Doug Britt, CEO of Boyd Thermal, echoed this sentiment, calling the move a natural fit for the two companies’ complementary expertise. “Our decades of experience in liquid cooling, along with Eaton’s leading position in intelligent power management, will deliver innovation in scaling and efficiency to address the high-power demand of AI data centers,” said Mr. Britt. “Our teams will work together to provide customers with a compelling value proposition.”
High-Density Liquid Cooling Platforms
Boyd Thermal’s technology portfolio includes high-density liquid cooling platforms, thermal interface materials, and ruggedized systems that support extreme operational environments – ranging from hyperscale data centers to aerospace and defense systems.

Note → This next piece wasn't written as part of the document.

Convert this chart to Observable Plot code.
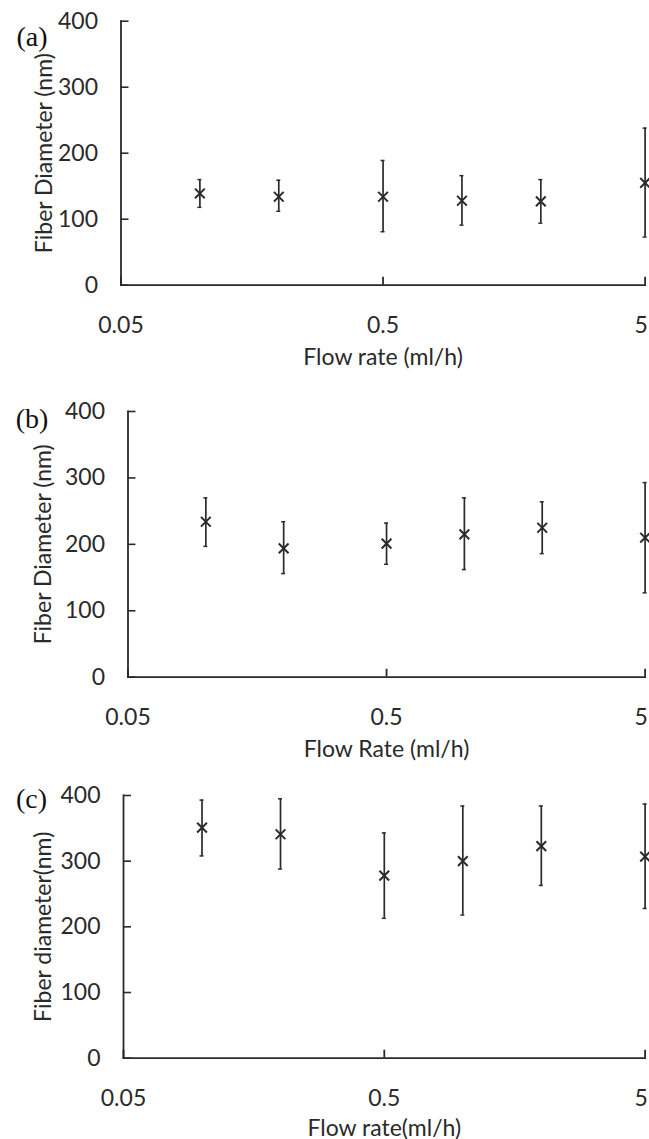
<!DOCTYPE html>
<html><head><meta charset="utf-8">
<script src="https://cdn.jsdelivr.net/npm/d3@7"></script>
<script src="https://cdn.jsdelivr.net/npm/@observablehq/plot@0.6"></script>
<style>
html,body{margin:0;padding:0;background:#fff;overflow:hidden;width:649px;height:1139px;}
#wrap{position:relative;width:649px;height:1139px;}
.panel{position:absolute;left:0;}
</style></head><body><div id="wrap"></div>
<script>
// Flow rates (ml/h)
const flowRates = [0.1, 0.2, 0.5, 1, 2, 5];
// Panel (a)
const meanA = [139, 134, 134, 128, 127, 155];
const lowA  = [118, 112, 81, 91, 94, 73];
const highA = [160, 159, 189, 166, 160, 238];
// Panel (b)
const meanB = [234, 194, 201, 215, 225, 210];
const lowB  = [197, 156, 170, 162, 186, 127];
const highB = [270, 234, 232, 270, 264, 293];
// Panel (c)
const meanC = [351, 341, 278, 300, 323, 307];
const lowC  = [308, 288, 213, 218, 263, 228];
const highC = [393, 395, 343, 384, 384, 387];

const xTicks = [0.05, 0.5, 5];
const yTicks = [0, 100, 200, 300, 400];
const panelLabels = ["(a)", "(b)", "(c)"];
const xLabels = ["Flow rate (ml/h)", "Flow Rate (ml/h)", "Flow rate(ml/h)"];
const yLabels = ["Fiber Diameter (nm)", "Fiber Diameter (nm)", "Fiber diameter(nm)"];

const series = [[meanA, lowA, highA], [meanB, lowB, highB], [meanC, lowC, highC]];

const layouts = [
  {top: 0,   height: 375, mt: 20.7, ml: 120.5, ylDx: -76,  plDx: -89, plDy: 16, xlDy: 72},
  {top: 375, height: 385, mt: 36,   ml: 127.5, ylDx: -84,  plDx: -96, plDy: 8,  xlDy: 72},
  {top: 760, height: 379, mt: 35,   ml: 123,   ylDx: -80,  plDx: -92, plDy: 4,  xlDy: 70}
];
const innerHeights = [264, 265.7, 262.7];

const ink = "#2a2a2a";
const fs = 23;
const wrap = document.getElementById("wrap");

layouts.forEach((L, k) => {
  const [m, lo, hi] = series[k];
  const data = flowRates.map((x, i) => ({x, mean: m[i], low: lo[i], high: hi[i]}));
  const mr = 4.4;
  const innerW = 649 - L.ml - mr;
  const innerH = innerHeights[k];
  const mb = L.height - L.mt - innerH;
  const plot = Plot.plot({
    width: 649,
    height: L.height,
    marginTop: L.mt,
    marginLeft: L.ml,
    marginRight: mr,
    marginBottom: mb,
    style: {fontFamily: "Lato", fontSize: fs + "px", color: ink, background: "transparent", overflow: "visible"},
    x: {type: "log", domain: [0.05, 5]},
    y: {domain: [0, 400]},
    marks: [
      Plot.frame({anchor: "left", stroke: ink, strokeWidth: 1.8}),
      Plot.frame({anchor: "bottom", stroke: ink, strokeWidth: 1.8}),
      Plot.tickY(yTicks, {y: d => d, stroke: ink, strokeWidth: 1.6, insetRight: innerW - 8}),
      Plot.tickX(xTicks, {x: d => d, stroke: ink, strokeWidth: 1.8, insetTop: innerH - 8}),
      Plot.axisY({ticks: yTicks, tickSize: 0, tickPadding: 23, label: null, tickFormat: d => String(d), fontSize: fs}),
      Plot.axisX({ticks: xTicks.slice(0, -1), tickSize: 0, tickPadding: 31, label: null, tickFormat: d => String(d), fontSize: fs}),
      Plot.axisX({ticks: xTicks.slice(-1), tickSize: 0, tickPadding: 31, label: null, tickFormat: d => String(d), fontSize: fs, dx: -4}),
      Plot.ruleX(data, {x: "x", y1: "low", y2: "high", stroke: ink, strokeWidth: 1.7}),
      Plot.ruleY(data, {x1: "x", x2: "x", y: "high", stroke: ink, strokeWidth: 1.5, insetLeft: -2, insetRight: -2}),
      Plot.ruleY(data, {x1: "x", x2: "x", y: "low", stroke: ink, strokeWidth: 1.5, insetLeft: -2, insetRight: -2}),
      Plot.dot(data, {x: "x", y: "mean", symbol: "times", r: 4.5, stroke: ink, strokeWidth: 2}),
      Plot.text([xLabels[k]], {text: d => d, frameAnchor: "bottom", textAnchor: "middle", lineAnchor: "middle", dy: L.xlDy, fontSize: fs, fill: ink}),
      Plot.text([yLabels[k]], {text: d => d, frameAnchor: "left", textAnchor: "middle", lineAnchor: "middle", dx: L.ylDx, rotate: -90, fontSize: fs, fill: ink}),
      Plot.text([panelLabels[k]], {text: d => d, frameAnchor: "top-left", textAnchor: "middle", lineAnchor: "middle", dx: L.plDx, dy: L.plDy, fontFamily: "Liberation Serif", fontSize: 28, fill: "#111"})
    ]
  });
  plot.classList.add("panel");
  plot.style.top = L.top + "px";
  wrap.appendChild(plot);
});
</script>
</body></html>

The company traces its roots to aerospace thermal engineering and has evolved into one of the most diversified providers of precision thermal management globally. Its focus on liquid cooling aligns with the industry’s pivot away from air-based systems as processors, GPUs, and AI accelerators generate exponentially higher heat loads.
For Eaton, the deal would deepen its capabilities across the data center and electrification ecosystems at a time when global infrastructure is straining to meet rising power demands. The company expects Boyd Thermal to be accretive to adjusted earnings within two years after closing, adding both scale and technological depth to Eaton’s power management business.
Founded in 1911, Eaton has long been a fixture in industrial and electrical manufacturing, supplying energy-efficient systems across commercial, industrial, aerospace, and residential sectors. In recent years, the company has repositioned itself as a digital and sustainable infrastructure leader, driven by global trends in electrification and energy efficiency. Eaton reported nearly $25 billion in expected 2024 revenue and operates in more than 160 countries.
The acquisition of Boyd Thermal extends that evolution into the thermal domain, creating a vertically integrated platform that connects power delivery with advanced cooling – a combination increasingly critical in high-performance computing environments. The deal not only highlights Eaton’s ambitions in data center technology but also illustrates a broader industry trend: as artificial intelligence accelerates global compute demand, the lines between power management, cooling, and sustainability are rapidly blurring.
With AI-driven hyperscale campuses consuming unprecedented amounts of energy, both investors and infrastructure providers are racing to optimize every watt. Eaton’s bet on Boyd Thermal positions it squarely at the center of that transformation, integrating power intelligence with precision cooling to serve the next generation of compute infrastructure – from the cloud to the edge.